-- Start of Records to process --

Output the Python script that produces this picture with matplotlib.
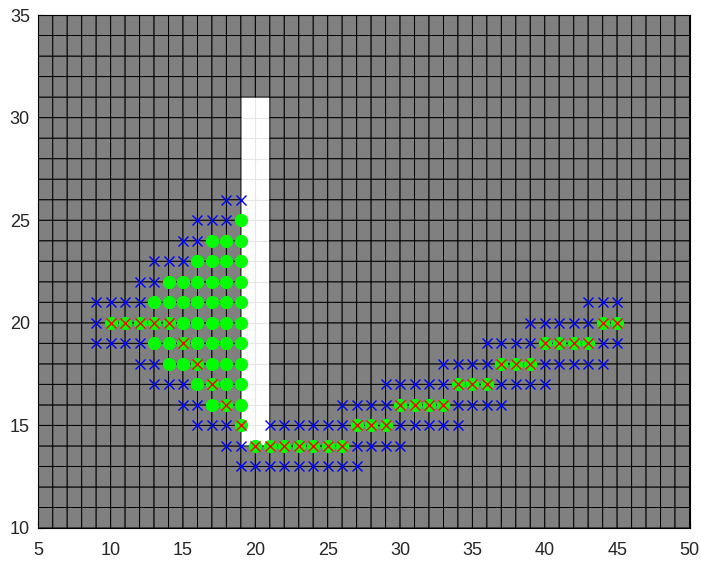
import numpy as np
import matplotlib
matplotlib.use('Agg')
import matplotlib.pyplot as plt

# limites del mapa (celdas de 1x1)
x_lim = [5, 50]
y_lim = [10, 35]
x_ticks = [5, 10, 15, 20, 25, 30, 35, 40, 45, 50]
y_ticks = [10, 15, 20, 25, 30, 35]

# celdas libres (blancas): columnas y filas por su esquina inferior izquierda
free_cols = [19, 20]
free_rows = list(range(14, 31))

# lista abierta (x azules), por fila y
open_rows = {
    26: [18, 19],
    25: [16, 17, 18],
    24: [15, 16],
    23: [13, 14, 15],
    22: [12, 13],
    21: [9, 10, 11, 12, 43, 44, 45],
    20: [9, 39, 40, 41, 42, 43],
    19: [9, 10, 11, 12, 36, 37, 38, 39, 44, 45],
    18: [12, 13, 33, 34, 35, 36, 40, 41, 42, 43, 44],
    17: [13, 14, 15, 29, 30, 31, 32, 33, 37, 38, 39, 40],
    16: [15, 16, 26, 27, 28, 29, 34, 35, 36, 37],
    15: [16, 17, 18, 21, 22, 23, 24, 25, 26, 30, 31, 32, 33, 34],
    14: [18, 19, 27, 28, 29, 30],
    13: [19, 20, 21, 22, 23, 24, 25, 26, 27],
}

# lista cerrada (circulos verdes), por fila y
closed_rows = {
    25: [19],
    24: [17, 18, 19],
    23: [16, 17, 18, 19],
    22: [14, 15, 16, 17, 18, 19],
    21: [13, 14, 15, 16, 17, 18, 19],
    20: [15, 16, 17, 18, 19],
    19: [13, 14, 16, 17, 18, 19],
    18: [14, 15, 17, 18, 19],
    17: [16, 18, 19],
    16: [17, 19],
}

# camino final (x rojas)
path_x = [10, 11, 12, 13, 14, 15, 16, 17, 18, 19, 20, 21, 22, 23, 24, 25, 26,
          27, 28, 29, 30, 31, 32, 33, 34, 35, 36, 37, 38, 39, 40, 41, 42, 43, 44, 45]
path_y = [20, 20, 20, 20, 20, 19, 18, 17, 16, 15, 14, 14, 14, 14, 14, 14, 14,
          15, 15, 15, 16, 16, 16, 16, 17, 17, 17, 18, 18, 18, 19, 19, 19, 19, 20, 20]


def aplanar(filas):
    xs, ys = [], []
    for y, cols in filas.items():
        xs += cols
        ys += [y] * len(cols)
    return xs, ys


open_x, open_y = aplanar(open_rows)
closed_x, closed_y = aplanar(closed_rows)

# mapa de ocupacion
xe = np.arange(x_lim[0], x_lim[1] + 1)
ye = np.arange(y_lim[0], y_lim[1] + 1)
occ = np.ones((len(ye) - 1, len(xe) - 1))
for r in free_rows:
    for c in free_cols:
        occ[r - y_lim[0], c - x_lim[0]] = 0
occ = np.ma.masked_equal(occ, 0)

plt.rcParams['font.family'] = ['Liberation Sans', 'DejaVu Sans']

fig = plt.figure(figsize=(7.01, 5.61), dpi=100)
ax = fig.add_axes([38.3 / 701, 33 / 561, (689.5 - 38.3) / 701, (528 - 15) / 561])

ax.pcolor(xe, ye, occ, cmap='gray', vmin=0, vmax=2, edgecolors='k',
          linewidth=0.7, zorder=1)

ax.plot(closed_x + path_x, closed_y + path_y, 'o', color=(0, 1, 0),
        markersize=9.5, markeredgewidth=0, zorder=3)
ax.plot(open_x, open_y, 'x', color=(0, 0, 1), markersize=7,
        markeredgewidth=1, zorder=4)
ax.plot(path_x, path_y, 'x', color=(1, 0, 0), markersize=7,
        markeredgewidth=1, zorder=5)

ax.set_xlim(x_lim)
ax.set_ylim(y_lim)
ax.set_xticks(x_ticks)
ax.set_yticks(y_ticks)
ax.set_xticks(xe, minor=True)
ax.set_yticks(ye, minor=True)
ax.tick_params(which='minor', length=0)
ax.tick_params(which='major', direction='in', length=4, labelsize=13,
               labelcolor='#262626')
ax.tick_params(axis='x', pad=10)
ax.tick_params(axis='y', pad=6)
ax.grid(True, which='both', color='#e6e6e6', linewidth=0.8)
ax.set_axisbelow(True)
for s in ax.spines.values():
    s.set_linewidth(0.8)
    s.set_zorder(6)

fig.savefig('out.png', dpi=100)
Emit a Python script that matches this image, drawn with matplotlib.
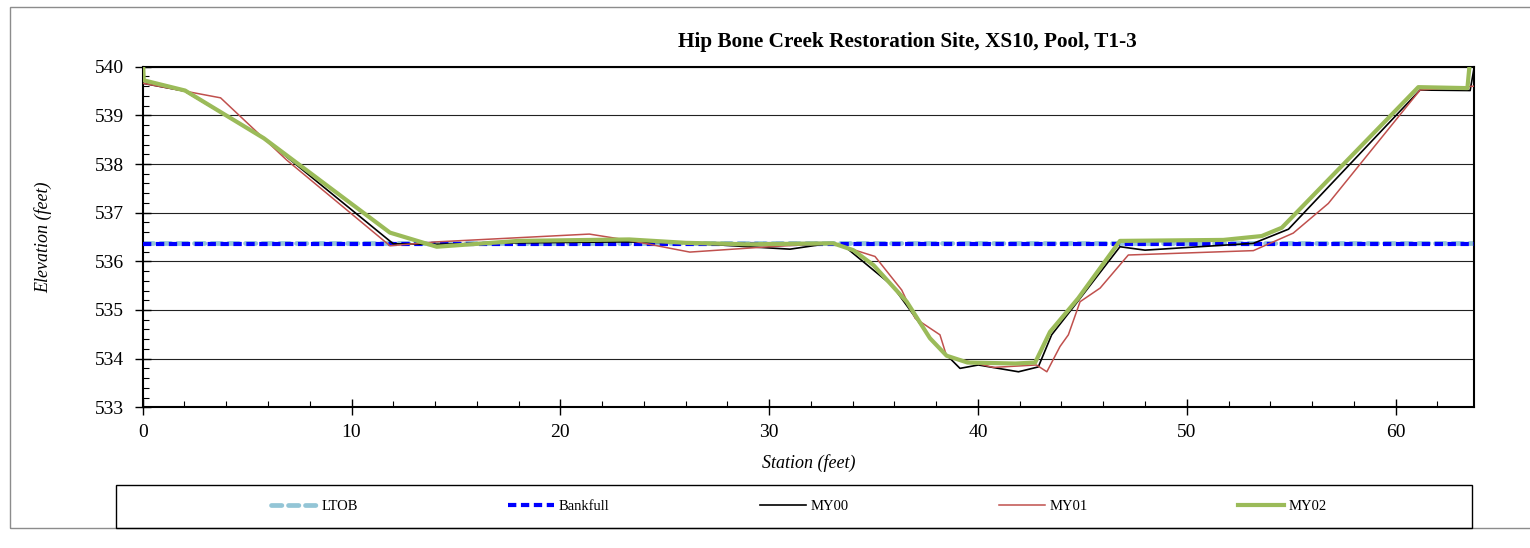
import matplotlib
matplotlib.use("Agg")
import matplotlib.pyplot as plt
from matplotlib.patches import Rectangle
from matplotlib.ticker import MultipleLocator

plt.rcParams["font.family"] = ["Liberation Serif", "DejaVu Serif"]

# Cross-section survey data: station (ft) vs elevation (ft)
title = "Hip Bone Creek Restoration Site, XS10, Pool, T1-3"

ltob_x = [0.0, 63.77]
ltob_y = [536.37, 536.37]

bankfull_x = [0.0, 63.77]
bankfull_y = [536.36, 536.36]

my00_x = [0.0, 2.0, 5.8, 12.0, 14.0, 18.0, 23.0, 26.0, 29.0, 31.0, 33.07, 33.72,
          35.9, 37.79, 39.14, 40.02, 41.94, 42.89, 43.53, 44.57, 46.8, 48.0,
          53.19, 54.87, 61.17, 63.57, 63.77]
my00_y = [539.66, 539.50, 538.53, 536.36, 536.35, 536.38, 536.40, 536.38, 536.30,
          536.25, 536.38, 536.27, 535.50, 534.38, 533.80, 533.87, 533.73, 533.83,
          534.49, 535.06, 536.30, 536.23, 536.37, 536.66, 539.52, 539.51, 540.00]

my01_x = [0.0, 2.0, 3.73, 6.9, 11.84, 14.08, 21.39, 23.3, 26.2, 30.0, 33.07, 35.07,
          36.35, 36.99, 38.18, 38.5, 40.74, 42.8, 43.3, 43.93, 44.33, 44.89, 45.85,
          47.2, 53.19, 55.1, 56.78, 61.17, 63.77]
my01_y = [539.66, 539.50, 539.36, 538.08, 536.32, 536.40, 536.56, 536.43, 536.19,
          536.30, 536.37, 536.10, 535.41, 534.83, 534.49, 534.05, 533.82, 533.87,
          533.73, 534.25, 534.49, 535.17, 535.45, 536.13, 536.22, 536.58, 537.19,
          539.52, 539.60]

my02_x = [0.0, 0.05, 2.03, 5.8, 11.84, 14.08, 18.0, 23.3, 26.0, 29.0, 33.07, 34.03,
          35.0, 36.59, 37.7, 38.5, 39.5, 41.8, 42.74, 43.45, 44.8, 46.8, 51.75,
          53.59, 54.55, 61.09, 63.44, 63.6]
my02_y = [540.30, 539.72, 539.51, 538.53, 536.59, 536.30, 536.42, 536.45, 536.38,
          536.35, 536.37, 536.23, 535.92, 535.17, 534.42, 534.06, 533.92, 533.90,
          533.92, 534.55, 535.24, 536.42, 536.44, 536.52, 536.69, 539.58, 539.56,
          540.30]

W, H = 1530, 548
fig = plt.figure(figsize=(W / 100, H / 100), dpi=100)

# outer chart border
fig.patches.append(Rectangle((10 / W, 1 - 528 / H), 1525 / W, 521 / H,
                             transform=fig.transFigure, fill=False,
                             ec="#8c8c8c", lw=1.0, zorder=0))

ax_l, ax_r, ax_t, ax_b = 142.7, 1474.3, 66.7, 407.3
ax = fig.add_axes([ax_l / W, 1 - ax_b / H, (ax_r - ax_l) / W, (ax_b - ax_t) / H])

ax.plot(ltob_x, ltob_y, color="#93C5D6", lw=3.4, dashes=(2.2, 1.4),
        dash_capstyle="round", label="LTOB", zorder=2)
ax.plot(bankfull_x, bankfull_y, color="#0000FF", lw=3.0, dashes=(2.0, 1.1),
        label="Bankfull", zorder=3)
ax.plot(my00_x, my00_y, color="black", lw=1.2, label="MY00", zorder=4)
ax.plot(my01_x, my01_y, color="#C0504D", lw=1.1, label="MY01", zorder=5)
ax.plot(my02_x, my02_y, color="#9BBB59", lw=3.0, label="MY02", zorder=6,
        solid_joinstyle="round")

ax.set_xlim(0, 63.77)
ax.set_ylim(533, 540)
ax.xaxis.set_major_locator(MultipleLocator(10))
ax.xaxis.set_minor_locator(MultipleLocator(2))
ax.yaxis.set_major_locator(MultipleLocator(1))
ax.yaxis.set_minor_locator(MultipleLocator(0.2))

ax.grid(axis="y", which="major", color="#222222", lw=0.8)
ax.set_axisbelow(True)
for s in ax.spines.values():
    s.set_linewidth(1.5)
    s.set_color("black")

ax.tick_params(which="major", direction="inout", length=11, width=1.0,
               labelsize=14)
ax.tick_params(which="minor", direction="in", length=4, width=0.8)
ax.tick_params(axis="y", which="major", pad=8)
ax.tick_params(axis="x", which="major", pad=6.5)

ax.set_ylabel("Elevation (feet)", fontsize=13, style="italic")
ax.set_xlabel("Station (feet)", fontsize=13, style="italic")
ax.yaxis.set_label_coords((43 - ax_l) / (ax_r - ax_l), 0.5)
ax.yaxis.label.set_va("center")
ax.xaxis.set_label_coords(0.5, (ax_b - 463) / (ax_b - ax_t))
ax.xaxis.label.set_va("center")

fig.text(907 / W, 1 - 42 / H, title, ha="center", va="center",
         fontsize=15.3, fontweight="bold")

# legend frame and entries
fig.patches.append(Rectangle((116 / W, 1 - 528 / H), (1472 - 116) / W, 43 / H,
                             transform=fig.transFigure, fill=False,
                             ec="black", lw=1.0, zorder=1))
handles, labels = ax.get_legend_handles_labels()
fig.legend(handles, labels, loc="center", bbox_to_anchor=(799 / W, 1 - 506 / H),
           ncol=5, frameon=False, fontsize=10.5, handlelength=3.15,
           handletextpad=0.33, columnspacing=10.3)

fig.savefig("out.png", dpi=100)
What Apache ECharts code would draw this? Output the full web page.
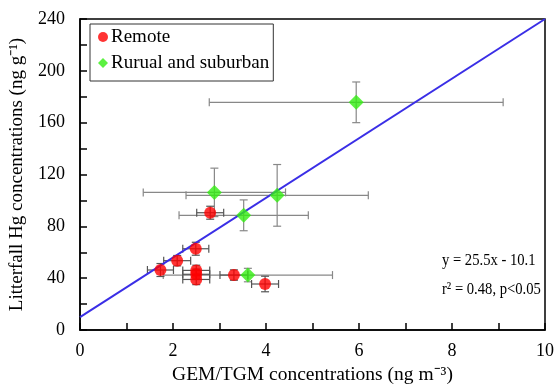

-- End of Records to process --

__Prompt__:
Which lines above hold the word "this"? Copy each of them.

__Result__:
Output the Python script that produces this picture with matplotlib.
Emit a Python script that matches this image, drawn with matplotlib.
What Apache ECharts code would draw this? Output the full web page.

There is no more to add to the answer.